# START OF DATA EXCERPT

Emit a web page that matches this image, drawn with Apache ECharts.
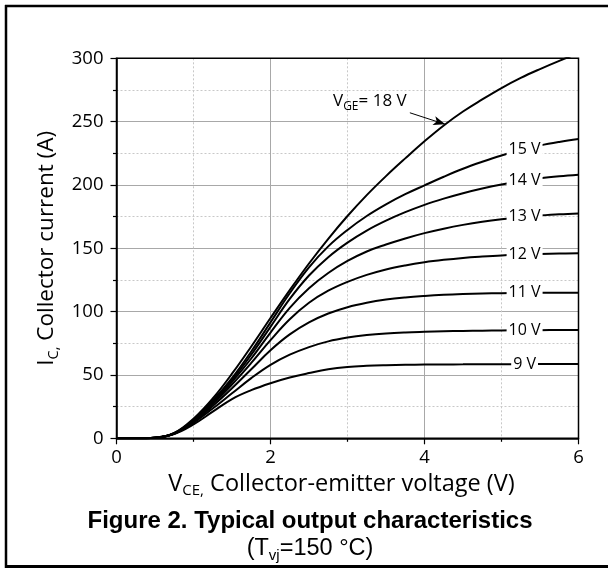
<!DOCTYPE html>
<html>
<head>
<meta charset="utf-8">
<script src="https://cdn.jsdelivr.net/npm/echarts@6/dist/echarts.min.js"></script>
<style>
html,body{margin:0;padding:0;background:#fff;}
#c{width:608px;height:568px;}
</style>
</head>
<body>
<div id="c"></div>
<script>
// ---- data ----
const vce  = [0, 0.25, 0.5, 0.75, 1, 1.25, 1.5, 1.75, 2, 2.25, 2.5, 2.75, 3, 3.25, 3.5, 3.75, 4, 4.25, 4.5, 4.75, 5, 5.25, 5.5, 5.75, 6];
const ic9  = [0, 0, 0.4, 3.4, 11, 21, 31, 38, 43.5, 48, 51.5, 54.5, 56.3, 57.2, 57.7, 58, 58.2, 58.3, 58.4, 58.5, 58.5, 58.6, 58.6, 58.7, 58.7];
const ic10 = [0, 0, 0.4, 3.6, 12.2, 23.5, 35.5, 47.5, 58, 66, 72, 76.5, 79.5, 81.5, 82.8, 83.6, 84.1, 84.5, 84.8, 85, 85.2, 85.3, 85.4, 85.5, 85.5];
const ic11 = [0, 0, 0.4, 3.7, 13, 25.5, 39.5, 54.5, 69.5, 82, 91.5, 98.5, 103.5, 107, 109.5, 111.2, 112.4, 113.3, 113.9, 114.3, 114.6, 114.8, 114.9, 115, 115];
const ic12 = [0, 0, 0.4, 3.8, 13.5, 27, 42.5, 59.5, 77.5, 94, 107, 116.5, 123.5, 129, 133.3, 136.5, 139, 140.9, 142.4, 143.5, 144.4, 145, 145.5, 145.8, 146];
const ic13 = [0, 0, 0.4, 3.9, 14, 28, 44.5, 63, 83.5, 103, 118.5, 130.5, 140, 147.5, 153, 157.8, 162, 165.5, 168.5, 171, 173, 174.6, 175.8, 176.8, 177.5];
const ic14 = [0, 0, 0.4, 4, 14.5, 29, 46, 66, 88, 110, 128.5, 143, 154.5, 164, 171.8, 178.5, 184.3, 189.2, 193.5, 197.2, 200.4, 203, 205.2, 206.8, 208];
const ic15 = [0, 0, 0.4, 4, 14.8, 29.8, 47.5, 68.5, 91.5, 114.5, 135, 151.5, 164.5, 175.5, 184.7, 192.7, 199.7, 206.5, 212.8, 218.3, 223.3, 227.6, 231.2, 234, 236.3];
const ic18 = [0, 0, 0.4, 4.2, 15.5, 31.5, 51, 72.5, 95, 117, 138, 157.5, 175.5, 192, 207, 221, 234.5, 247, 258, 267.5, 276.5, 284.5, 291.5, 298, 304];
const curveNames = ['9 V', '10 V', '11 V', '12 V', '13 V', '14 V', '15 V', '18 V'];
const curves = [ic9, ic10, ic11, ic12, ic13, ic14, ic15, ic18];
const xTicks = [0, 2, 4, 6];
const yTicks = [0, 50, 100, 150, 200, 250, 300];

// annotation placement (layout, not data)
const LABEL_V = 5.3;
const VGE_LABEL = [3.29, 265];
const ARROW_FROM = [3.81, 257];
const ARROW_TO_V = 4.27;

function interp(ys, x) {
  for (let i = 0; i < vce.length - 1; i++) {
    if (x >= vce[i] && x <= vce[i + 1]) {
      const t = (x - vce[i]) / (vce[i + 1] - vce[i]);
      return ys[i] + t * (ys[i + 1] - ys[i]);
    }
  }
  return ys[ys.length - 1];
}

const FONT = 'Open Sans';
const series = curves.map((ys, k) => {
  const s = {
    name: curveNames[k],
    type: 'line',
    data: vce.map((v, i) => [v, ys[i]]),
    symbol: 'none',
    smooth: 0.4,
    clip: true,
    lineStyle: { color: '#000', width: 2 },
    z: 3
  };
  if (k < curves.length - 1) {
    s.markPoint = {
      symbol: 'rect', symbolSize: 0, silent: true, animation: false,
      label: {
        show: true, position: 'inside', formatter: '{b}', color: '#000',
        fontFamily: FONT, fontSize: 16, backgroundColor: '#fff', padding: [0, 2]
      },
      data: [{ name: curveNames[k], coord: [LABEL_V, interp(ys, LABEL_V)] }]
    };
  } else {
    s.markPoint = {
      symbol: 'rect', symbolSize: 0, silent: true, animation: false,
      label: {
        show: true, position: 'inside', color: '#000',
        formatter: '{a|V}{b|GE}{a|= 18 V}',
        rich: {
          a: { fontFamily: FONT, fontSize: 17, color: '#000', lineHeight: 20, verticalAlign: 'top' },
          b: { fontFamily: FONT, fontSize: 12, color: '#000', lineHeight: 8, verticalAlign: 'bottom' }
        }
      },
      data: [{ name: 'VGE', coord: VGE_LABEL }]
    };
    s.markLine = {
      silent: true, animation: false,
      symbol: ['none', 'arrow'], symbolSize: [7, 12],
      lineStyle: { color: '#000', width: 1, type: 'solid' },
      label: { show: false },
      data: [[{ coord: ARROW_FROM }, { coord: [ARROW_TO_V, interp(ys, ARROW_TO_V)] }]]
    };
  }
  return s;
});

const axisCommon = {
  type: 'value',
  nameLocation: 'middle',
  axisLine: { show: true, lineStyle: { color: '#000', width: 1.5 } },
  axisTick: { show: true, inside: false, length: 6, lineStyle: { color: '#000', width: 1.2 } },
  minorTick: { show: true, splitNumber: 2, length: 3.5, lineStyle: { color: '#000', width: 1.2 } },
  splitLine: { show: true, lineStyle: { color: '#a8a8a8', width: 1 } },
  minorSplitLine: { show: true, lineStyle: { color: '#c8c8c8', width: 1, type: [2, 2] } },
  axisLabel: { color: '#000', fontFamily: FONT, fontSize: 18.5 }
};

function titleRich(size) {
  return {
    n: { fontFamily: FONT, fontSize: size, color: '#000', lineHeight: 26, verticalAlign: 'top' },
    s: { fontFamily: FONT, fontSize: size * 0.64, color: '#000', lineHeight: 10, verticalAlign: 'bottom' }
  };
}

const chart = echarts.init(document.getElementById('c'));
chart.setOption({
  animation: false,
  backgroundColor: '#fff',
  grid: { left: 116.5, right: 29.5, top: 58.3, bottom: 129.7, show: true, borderColor: '#000', borderWidth: 1.5, backgroundColor: 'transparent', z: 4 },
  xAxis: Object.assign({}, axisCommon, {
    min: xTicks[0], max: xTicks[xTicks.length - 1], interval: xTicks[1] - xTicks[0],
    axisLabel: Object.assign({}, axisCommon.axisLabel, { margin: 10 }),
    name: '{n|V}{s|CE,}{n| Collector-emitter voltage (V)}',
    nameGap: 33,
    nameTextStyle: { rich: titleRich(23.5), padding: [0, 12, 0, 0] }
  }),
  yAxis: Object.assign({}, axisCommon, {
    min: yTicks[0], max: yTicks[yTicks.length - 1], interval: yTicks[1] - yTicks[0],
    axisLabel: Object.assign({}, axisCommon.axisLabel, { margin: 13 }),
    name: '{n|I}{s|C,}{n| Collector current (A)}',
    nameGap: 50,
    nameTextStyle: { rich: titleRich(22.5) }
  }),
  series: series,
  graphic: [
    { type: 'line', shape: { x1: 5, y1: 6, x2: 608, y2: 6 }, style: { stroke: '#000', lineWidth: 2.5 } },
    { type: 'line', shape: { x1: 6, y1: 5, x2: 6, y2: 568 }, style: { stroke: '#000', lineWidth: 2.5 } },
    { type: 'line', shape: { x1: 5, y1: 566.5, x2: 608, y2: 566.5 }, style: { stroke: '#000', lineWidth: 3 } },
    { type: 'text', x: 310, y: 521, style: {
        text: 'Figure 2. Typical output characteristics', textAlign: 'center', textVerticalAlign: 'middle',
        font: 'bold 24px "Liberation Sans", Arial, sans-serif', fill: '#000' } },
    { type: 'text', x: 310, y: 550, style: {
        text: '{n|(T}{s|vj}{n|=150 °C)}', textAlign: 'center', textVerticalAlign: 'middle',
        rich: {
          n: { fontFamily: 'Liberation Sans', fontSize: 23.5, fill: '#000', color: '#000', lineHeight: 26, verticalAlign: 'top' },
          s: { fontFamily: 'Liberation Sans', fontSize: 15, fill: '#000', color: '#000', lineHeight: 10, verticalAlign: 'bottom' }
        } } }
  ]
});
</script>
</body>
</html>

# END OF DATA EXCERPT

*SET EXERCISE*: Return, unchanged, the lines from the first line of the material through the line that holds "const ARROW_TO_V = 4.27;", inclusive, omitting pictures.

*SOLUTION FOR THIS TASK*:
Emit a web page that matches this image, drawn with Apache ECharts.
<!DOCTYPE html>
<html>
<head>
<meta charset="utf-8">
<script src="https://cdn.jsdelivr.net/npm/echarts@6/dist/echarts.min.js"></script>
<style>
html,body{margin:0;padding:0;background:#fff;}
#c{width:608px;height:568px;}
</style>
</head>
<body>
<div id="c"></div>
<script>
// ---- data ----
const vce  = [0, 0.25, 0.5, 0.75, 1, 1.25, 1.5, 1.75, 2, 2.25, 2.5, 2.75, 3, 3.25, 3.5, 3.75, 4, 4.25, 4.5, 4.75, 5, 5.25, 5.5, 5.75, 6];
const ic9  = [0, 0, 0.4, 3.4, 11, 21, 31, 38, 43.5, 48, 51.5, 54.5, 56.3, 57.2, 57.7, 58, 58.2, 58.3, 58.4, 58.5, 58.5, 58.6, 58.6, 58.7, 58.7];
const ic10 = [0, 0, 0.4, 3.6, 12.2, 23.5, 35.5, 47.5, 58, 66, 72, 76.5, 79.5, 81.5, 82.8, 83.6, 84.1, 84.5, 84.8, 85, 85.2, 85.3, 85.4, 85.5, 85.5];
const ic11 = [0, 0, 0.4, 3.7, 13, 25.5, 39.5, 54.5, 69.5, 82, 91.5, 98.5, 103.5, 107, 109.5, 111.2, 112.4, 113.3, 113.9, 114.3, 114.6, 114.8, 114.9, 115, 115];
const ic12 = [0, 0, 0.4, 3.8, 13.5, 27, 42.5, 59.5, 77.5, 94, 107, 116.5, 123.5, 129, 133.3, 136.5, 139, 140.9, 142.4, 143.5, 144.4, 145, 145.5, 145.8, 146];
const ic13 = [0, 0, 0.4, 3.9, 14, 28, 44.5, 63, 83.5, 103, 118.5, 130.5, 140, 147.5, 153, 157.8, 162, 165.5, 168.5, 171, 173, 174.6, 175.8, 176.8, 177.5];
const ic14 = [0, 0, 0.4, 4, 14.5, 29, 46, 66, 88, 110, 128.5, 143, 154.5, 164, 171.8, 178.5, 184.3, 189.2, 193.5, 197.2, 200.4, 203, 205.2, 206.8, 208];
const ic15 = [0, 0, 0.4, 4, 14.8, 29.8, 47.5, 68.5, 91.5, 114.5, 135, 151.5, 164.5, 175.5, 184.7, 192.7, 199.7, 206.5, 212.8, 218.3, 223.3, 227.6, 231.2, 234, 236.3];
const ic18 = [0, 0, 0.4, 4.2, 15.5, 31.5, 51, 72.5, 95, 117, 138, 157.5, 175.5, 192, 207, 221, 234.5, 247, 258, 267.5, 276.5, 284.5, 291.5, 298, 304];
const curveNames = ['9 V', '10 V', '11 V', '12 V', '13 V', '14 V', '15 V', '18 V'];
const curves = [ic9, ic10, ic11, ic12, ic13, ic14, ic15, ic18];
const xTicks = [0, 2, 4, 6];
const yTicks = [0, 50, 100, 150, 200, 250, 300];

// annotation placement (layout, not data)
const LABEL_V = 5.3;
const VGE_LABEL = [3.29, 265];
const ARROW_FROM = [3.81, 257];
const ARROW_TO_V = 4.27;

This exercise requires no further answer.